Five Essential Components for a BIM (Building Information Modeling) Project

BIM, or Building Information Modeling, has become essential in the modern construction industry. It allows for optimized project management from design to building operation. To successfully complete a BIM project, it is crucial to understand and master its fundamental components. These five essential components for a BIM project are necessary to ensure the accuracy, efficiency, and success of a project. This article explores each of these components in depth.

1. Collaborative 3D Model

The collaborative 3D model is the heart of any BIM project. More than just a visualization, it is an intelligent digital environment that brings together crucial information about each element of the building. Details include materials, dimensions, and physical properties, allowing for a deep understanding of the project as a whole.

1.1 Advantages of the Collaborative 3D Model

This 3D model presents several advantages for all stakeholders:

• Real-time coordination : Architects, engineers and contractors can collaborate simultaneously, accessing the same information without data loss.
• Improved visualization : Users can identify potential conflicts, such as interference between mechanical systems, before construction even begins.
• Cost Reduction : By identifying problems early in the design phase, error correction costs are drastically reduced.

1.2 3D Model Use Cases

The collaborative 3D model can be used in several scenarios:

• Architectural design : Allows you to accurately visualize the final structure of the building.
• Energy simulations : Helps to predict the energy performance of the building and optimize consumption.
• Clash Detection : Identifies inconsistencies in structural, mechanical or electrical systems before execution.

2. Parametric Information

Parametric information is another key element of BIM. Each component of the 3D model is linked to parametric data that can be modified and updated instantly, making it a powerful tool for construction project management.
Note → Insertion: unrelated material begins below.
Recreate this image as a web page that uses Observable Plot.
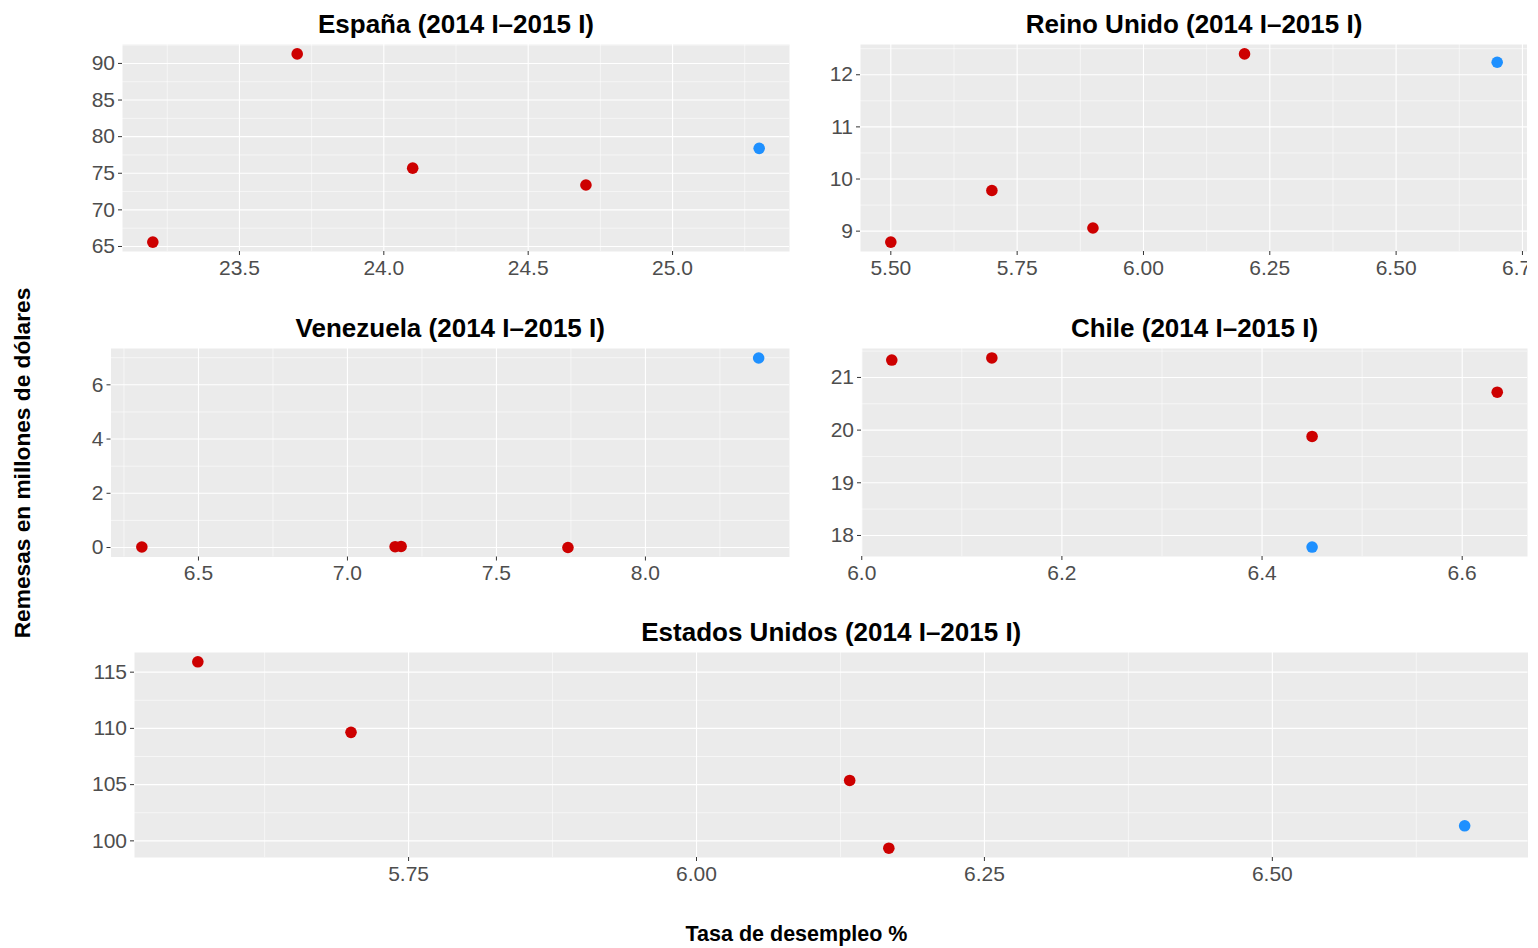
<!DOCTYPE html>
<html><head><meta charset="utf-8">
<script src="https://cdn.jsdelivr.net/npm/d3@7"></script>
<script src="https://cdn.jsdelivr.net/npm/@observablehq/plot@0.6"></script>
<style>
body{margin:0;background:#fff;}
#root{position:relative;width:1538px;height:948px;overflow:hidden;font-family:"Liberation Sans",Arial,Helvetica,sans-serif;}
.panel{position:absolute;overflow:hidden;}
.panel svg{max-width:none !important;}
.atitle{position:absolute;font-weight:bold;line-height:1;white-space:nowrap;color:#000;}
</style></head><body><div id="root"></div>
<script>
// Periods (last one highlighted in blue)
const periods = ["2014 I", "2014 II", "2014 III", "2014 IV", "2015 I"];

// España
const espanaDesempleo = [23.2, 23.7, 24.1, 24.7, 25.3];
const espanaRemesas = [65.6, 91.3, 75.7, 73.4, 78.4];
// Reino Unido
const reinoDesempleo = [5.5, 5.7, 5.9, 6.2, 6.7];
const reinoRemesas = [8.79, 9.78, 9.06, 12.40, 12.24];
// Venezuela
const venezuelaDesempleo = [6.31, 7.16, 7.18, 7.74, 8.38];
const venezuelaRemesas = [0.02, 0.03, 0.04, 0.0, 6.99];
// Chile
const chileDesempleo = [6.03, 6.13, 6.45, 6.635, 6.45];
const chileRemesas = [21.33, 21.37, 19.88, 20.72, 17.78];
// Estados Unidos
const eeuuDesempleo = [5.567, 5.7, 6.133, 6.167, 6.667];
const eeuuRemesas = [115.92, 109.65, 105.37, 99.35, 101.34];

// Tick values
const espanaXTicks = [23.5, 24.0, 24.5, 25.0];
const espanaYTicks = [65, 70, 75, 80, 85, 90];
const reinoXTicks = [5.5, 5.75, 6.0, 6.25, 6.5, 6.75];
const reinoYTicks = [9, 10, 11, 12];
const venezuelaXTicks = [6.5, 7.0, 7.5, 8.0];
const venezuelaYTicks = [0, 2, 4, 6];
const chileXTicks = [6.0, 6.2, 6.4, 6.6];
const chileYTicks = [18, 19, 20, 21];
const eeuuXTicks = [5.75, 6.0, 6.25, 6.5];
const eeuuYTicks = [100, 105, 110, 115];

const titles = {
  es: "España (2014 I–2015 I)",
  uk: "Reino Unido (2014 I–2015 I)",
  ve: "Venezuela (2014 I–2015 I)",
  cl: "Chile (2014 I–2015 I)",
  us: "Estados Unidos (2014 I–2015 I)"
};
const yTitle = "Remesas en millones de dólares";
const xTitle = "Tasa de desempleo %";

const RED = "#CD0000", BLUE = "#1E90FF";
const FONT = '"Liberation Sans", Arial, Helvetica, sans-serif';

function expand(ext) { const r = ext[1] - ext[0]; return [ext[0] - 0.05 * r, ext[1] + 0.05 * r]; }
function minorTicks(ticks, dom) {
  const step = ticks[1] - ticks[0];
  const out = [];
  for (let v = ticks[0] - step / 2; v <= ticks[ticks.length - 1] + step / 2 + 1e-9; v += step) {
    if (v >= dom[0] && v <= dom[1]) out.push(+v.toFixed(6));
  }
  return out;
}

function panel(o) {
  const data = o.xs.map((x, i) => ({x, y: o.ys[i], period: periods[i]}));
  const xd = expand(d3.extent(o.xs)), yd = expand(d3.extent(o.ys));
  const xt = o.xTicks.filter(v => v >= xd[0] && v <= xd[1]);
  const yt = o.yTicks.filter(v => v >= yd[0] && v <= yd[1]);
  const chart = Plot.plot({
    width: o.width, height: o.height,
    marginLeft: o.mL, marginRight: o.mR, marginTop: o.mT, marginBottom: o.mB,
    style: {background: "transparent", fontFamily: FONT, overflow: "visible", maxWidth: "none"},
    x: {domain: xd, label: null},
    y: {domain: yd, label: null},
    marks: [
      Plot.frame({fill: "#EBEBEB", stroke: null}),
      Plot.gridX(minorTicks(xt, xd), {stroke: "white", strokeOpacity: 1, strokeWidth: 0.55}),
      Plot.gridY(minorTicks(yt, yd), {stroke: "white", strokeOpacity: 1, strokeWidth: 0.55}),
      Plot.gridX(xt, {stroke: "white", strokeOpacity: 1, strokeWidth: 1.1}),
      Plot.gridY(yt, {stroke: "white", strokeOpacity: 1, strokeWidth: 1.1}),
      Plot.axisX(xt, {tickFormat: d3.format(o.xFmt), tickSize: 4, tickPadding: 4.5, fontSize: 21, fill: "#4D4D4D", stroke: "#333333", label: null}),
      Plot.axisY(yt, {tickFormat: d3.format("d"), tickSize: 4, tickPadding: 3.5, fontSize: 21, fill: "#4D4D4D", stroke: "#333333", label: null}),
      Plot.dot(data, {x: "x", y: "y", r: 5.8, fill: d => d.period === "2015 I" ? BLUE : RED, stroke: null}),
      Plot.text([o.title], {text: d => d, frameAnchor: "top", lineAnchor: "middle", dy: -19.5, fontSize: 26, fontWeight: "bold", fill: "black"})
    ]
  });
  const div = document.createElement("div");
  div.className = "panel";
  div.style.left = o.left + "px";
  div.style.top = o.top + "px";
  div.style.width = (o.clipW || o.width) + "px";
  div.style.height = o.height + "px";
  div.appendChild(chart);
  document.getElementById("root").appendChild(div);
}

panel({title: titles.es, xs: espanaDesempleo, ys: espanaRemesas, xTicks: espanaXTicks, yTicks: espanaYTicks, xFmt: ".1f",
  left: 40, top: 0, width: 760, height: 290, mL: 82, mR: 11, mT: 44, mB: 39});
panel({title: titles.uk, xs: reinoDesempleo, ys: reinoRemesas, xTicks: reinoXTicks, yTicks: reinoYTicks, xFmt: ".2f",
  left: 800, top: 0, width: 738, height: 290, mL: 60, mR: 11, mT: 44, mB: 39, clipW: 727});
panel({title: titles.ve, xs: venezuelaDesempleo, ys: venezuelaRemesas, xTicks: venezuelaXTicks, yTicks: venezuelaYTicks, xFmt: ".1f",
  left: 40, top: 300, width: 760, height: 300, mL: 70.5, mR: 11, mT: 48, mB: 43.5});
panel({title: titles.cl, xs: chileDesempleo, ys: chileRemesas, xTicks: chileXTicks, yTicks: chileYTicks, xFmt: ".1f",
  left: 800, top: 300, width: 738, height: 300, mL: 61, mR: 11, mT: 48, mB: 44});
panel({title: titles.us, xs: eeuuDesempleo, ys: eeuuRemesas, xTicks: eeuuXTicks, yTicks: eeuuYTicks, xFmt: ".2f",
  left: 40, top: 605, width: 1498, height: 295, mL: 94, mR: 10.5, mT: 47, mB: 43});

const root = document.getElementById("root");
const yt = document.createElement("div");
yt.className = "atitle";
yt.textContent = yTitle;
yt.style.fontSize = "22.7px";
yt.style.left = "22px"; yt.style.top = "462.5px";
yt.style.transform = "translate(-50%,-50%) rotate(-90deg)";
root.appendChild(yt);
const xtl = document.createElement("div");
xtl.className = "atitle";
xtl.textContent = xTitle;
xtl.style.fontSize = "21.5px";
xtl.style.left = "796.5px"; xtl.style.top = "935px";
xtl.style.transform = "translate(-50%,-50%)";
root.appendChild(xtl);
</script></body></html>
2.1 Importance of Parametric Information

Parametric data allows for automated updating of the model and all associated information. For example, changing the size of a window in the 3D model will automatically update all related data, such as construction costs and thermal performance.

2.2 Impact on Project Management

This information provides unprecedented flexibility for project managers. Adjustments can be made in real time, reducing delays in revising plans and increasing the accuracy of estimates. This process improves decision-making throughout the life of the project.

3. Multidisciplinary coordination

BIM is not limited to a single area of construction. It allows multiple disciplines to work together on the same project, facilitating a seamless integration of each stakeholder’s contributions.

3.1 Enhanced Collaboration

Thanks to the collaborative BIM platform, each actor, whether architects or MEP (mechanical, electrical, plumbing) engineers, can view the contributions of others and integrate changes in real time. This strengthens communication and minimizes errors due to inaccurate information transmissions.

3.2 Reduction of Errors and Delays

By enabling seamless collaboration between different stakeholders, BIM helps to quickly detect and resolve interferences between disciplines. For example, conflicts between structural elements and electrical systems can be identified before work begins, avoiding costly delays.

4. Life Cycle Planning and Management

BIM offers complete management of the building life cycle, including operation and maintenance. This enables sustainable asset and cost management over several decades.

4.1 BIM for Asset Management

Managers can access comprehensive information on building materials and systems, making it easier to plan maintenance, renovations, and extend the life of facilities. The BIM model becomes a valuable resource for asset management throughout the life of the building.